Stories like this only happen in Silicon Valley, it seems. Over the past 30 years the tech industry has offered a fairy-tale environment in which some people have been able to amass insane amounts of wealth at a very young age—boy-wonder billionaires like Sergey Brin and Larry Page of Google, or Jerry Yang and David Filo at Yahoo. And in tech you don't have to be socially adept or well rounded to succeed; in fact, it probably helps to be a bit, well, different. But that's not such an asset when you're casting about for something to do with the last two thirds of your life. Some tech prodigies, like Marc Andreessen of Netscape, go on to start more successful companies and generate even more wealth. Others must accept that they are now mere mortals again. In some way they resemble child actors, or rock stars, or professional athletes—extraordinarily talented people whose careers get collapsed into a decade or less and who find themselves hanging around, no longer famous but still young and with not much to do. Thank goodness we now have reality TV to keep them busy.

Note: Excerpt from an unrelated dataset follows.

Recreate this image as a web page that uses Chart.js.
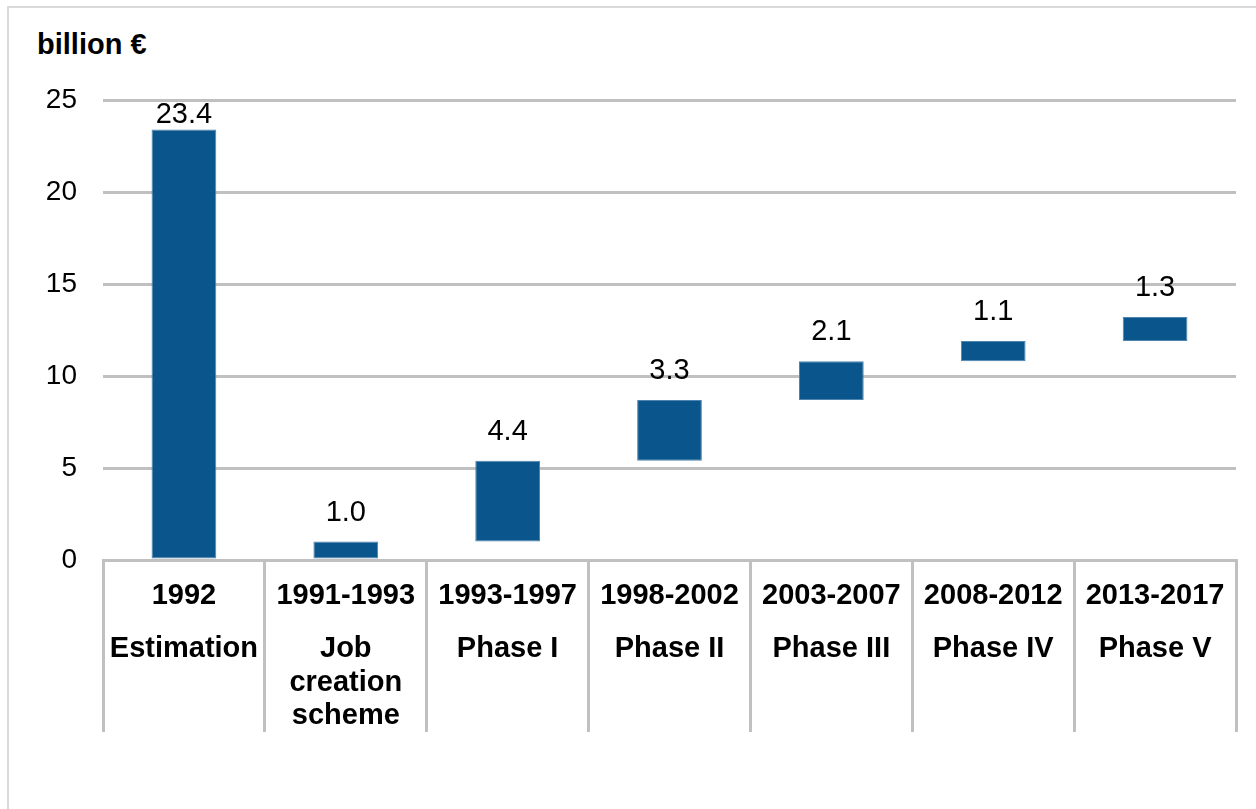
<!DOCTYPE html>
<html>
<head>
<meta charset="utf-8">
<script src="https://cdn.jsdelivr.net/npm/chart.js@4"></script>
<style>
  html, body { margin: 0; padding: 0; background: #fff; }
  #wrap { position: relative; width: 1256px; height: 809px; overflow: hidden; }
  #frame { position: absolute; left: 7px; top: 6px; width: 1300px; height: 900px;
           border-left: 2px solid #d9d9d9; border-top: 2px solid #d9d9d9; }
  #unit { position: absolute; left: 37px; top: 28px; font: bold 29px "Liberation Sans", Arial, sans-serif; color: #000; }
  canvas { position: absolute; left: 0; top: 0; }
</style>
</head>
<body>
<div id="wrap">
  <div id="frame"></div>
  <div id="unit">billion €</div>
  <canvas id="chart1" width="1256" height="809"></canvas>
</div>
<script>
var periods = ['1992', '1991-1993', '1993-1997', '1998-2002', '2003-2007', '2008-2012', '2013-2017']
var names = [['Estimation'], ['Job', 'creation', 'scheme'], ['Phase I'], ['Phase II'], ['Phase III'], ['Phase IV'], ['Phase V']]
// amount of each step and where it starts (waterfall)
var amounts = [23.4, 1.0, 4.4, 3.3, 2.1, 1.1, 1.3]
var bases = [0, 0, 1.0, 5.4, 8.7, 10.8, 11.9]
var yTicks = [0, 5, 10, 15, 20, 25]

var FONT = '"Liberation Sans", Arial, sans-serif'
var barData = []
for (var i = 0; i < amounts.length; i++) {
    barData.push([bases[i], Math.round((bases[i] + amounts[i]) * 10) / 10])
}

var labelPlugin = {
    id: 'waterfallLabels',
    afterDatasetsDraw: function (chart) {
        var ctx = chart.ctx
        var meta = chart.getDatasetMeta(0)
        var area = chart.chartArea
        ctx.save()
        ctx.fillStyle = '#000'
        ctx.textAlign = 'center'
        ctx.textBaseline = 'middle'
        ctx.font = '29px ' + FONT
        for (var i = 0; i < meta.data.length; i++) {
            var bar = meta.data[i]
            var y = Math.max(bar.y - 29, area.top + 15)
            ctx.fillText(amounts[i].toFixed(1), bar.x, y)
        }
        // category labels below the axis
        var xs = chart.scales.x
        ctx.font = 'bold 29px ' + FONT
        for (var i = 0; i < periods.length; i++) {
            var cx = xs.getPixelForValue(i)
            ctx.fillText(periods[i], cx, area.bottom + 36)
            for (var j = 0; j < names[i].length; j++) {
                ctx.fillText(names[i][j], cx, area.bottom + 89 + j * 33.5)
            }
        }
        ctx.restore()
    }
}

var ctx = document.getElementById('chart1')
var chart1 = new Chart(ctx, {
    type: 'bar',
    data: {
        labels: periods,
        datasets: [{
            label: 'billion €',
            data: barData,
            backgroundColor: '#0a568c',
            borderColor: '#4d84b0',
            borderWidth: 1,
            borderSkipped: false,
            barPercentage: 0.4,
            categoryPercentage: 1
        }]
    },
    options: {
        responsive: false,
        animation: false,
        layout: { padding: { left: 0, right: 20, top: 100, bottom: 77 } },
        plugins: { legend: { display: false }, tooltip: { enabled: false } },
        scales: {
            x: {
                offset: true,
                grid: {
                    drawOnChartArea: false,
                    drawTicks: true,
                    tickLength: 172,
                    color: '#c0c0c0',
                    lineWidth: 3
                },
                border: { display: true, color: '#c0c0c0', width: 3 },
                ticks: { display: false },
                afterFit: function (s) { s.height = 172 }
            },
            y: {
                min: 0,
                max: 25,
                afterBuildTicks: function (s) { s.ticks = yTicks.map(function (v) { return { value: v } }) },
                grid: { color: '#c0c0c0', lineWidth: 3, drawTicks: false },
                border: { display: false },
                ticks: { color: '#000', padding: 26, font: { family: FONT, size: 28 } },
                afterFit: function (s) { s.width = 103 }
            }
        }
    },
    plugins: [labelPlugin]
})
</script>
</body>
</html>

Consider the "celebrities" Woz will compete against on the dance show—against such luminaries as actress Denise Richards, rapper (and former prisoner) Lil' Kim, "Jackass" star Steve-O and 1980s football great (and 1990s drug-arrest punch line) Lawrence Taylor. Woz swears he doesn't care about being famous, that he's doing the show because "I just thought it would be something different and unusual to do." And I believe him. He says he'd like to win, "but really I'm just competing against myself and trying to have fun." Woz has never danced before, and when he first agreed to do the show he was going to hire a coach. But, in classic Woz fashion, he never got around to it. "I have a busy life," he says. Techies have been organizing online campaigns to support him. Frankly I think he's nuts to be doing this. But you know what? As silly as it is, I'll be rooting for him.